Пушкинское утверждение — одно из последних в ряду его высказываний об историческом пути России, и лишь в этом ряду оно отчасти проясняется. Мысль Пушкина проста по виду, но сложна по своим основаниям — она взросла на познании истории Отечества, в которое он погрузился в 1830-е годы. Самым авторитетным источником для него изначально была и всегда оставалась «История государства Российского» Н. М. Карамзина, и всякое посягновение на этот авторитет Пушкин воспринимал как признак невежества, варварства. Так и воспринял он поначалу «Историю русского народа» Н. А. Полевого — ее первый том, вышедший в Петербурге в 1829 году, начинался с критики «Истории...» Карамзина, но и до того Полевой своими антикарамзинскими выступлениями уже восстановил против себя пушкинский круг, заслужив убийственную эпиграмму П. А. Вяземского: «Есть Карамзин, есть Полевой, / В семье не без урода. / Вот вам в строке одной / Исторья русского народа» (XIV, 55). Пушкин в 1836 году назвал его «Историю…» «шарлатанской книгой, писанной без смысла, без изысканий и безо всякой совести» (XII, 286), однако ж выходу именно этой книги, ее 2-го тома, мы обязаны бесценной пушкинской страничкой, на которой вчерне набросаны «две-три мысли» — нам их на двести лет хватило. В рецензии на 1-й том, напечатанной в двух номерах «Литературной газеты»8, Пушкин ограничился защитой Карамзина и общей резкой оценкой книги; 2-й том он взял с собой в Болдино осенью 1830 года, изучал там и конспективно записал свои возражения Полевому:
«Г-н Полевой предчувствует присутствие истины, но не умеет ее отыскать и вьется около.
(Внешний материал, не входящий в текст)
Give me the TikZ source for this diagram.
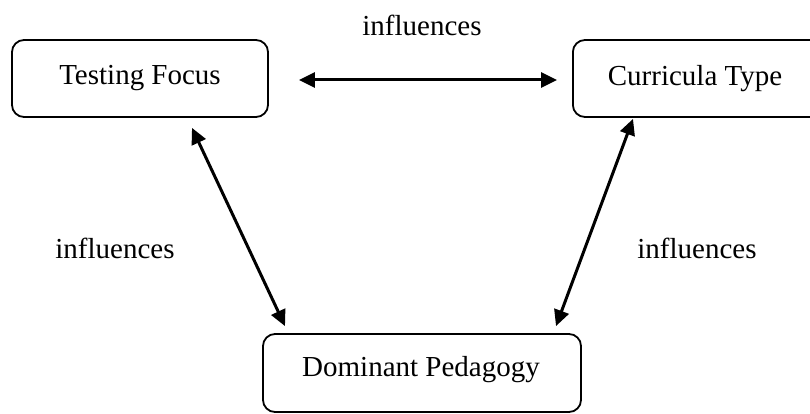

Он видит, что Россия была совершенно отделена от Западной Европы. Он предчувствует тому и причину, но вскоре желание приноровить систему новейших историков и к России увлекает его. — Он видит опять и феодализм (называет его семейственным феодализмом) и в сем феодализме средство задушить феодализм же, полагает его необходимым для развития сил юной России. Дело в том, что в России не было еще феодализма <...>; что Россия не окрепла и не развилась во время княжеских драк (как энергически назвал Карамзин удельные междоусобия), но, напротив, ослабла и сделалась легкою добычею татар — что аристокрация не есть феодализм и что аристокрация, а не феодализм, никогда не существовавший, ожидает русского историка.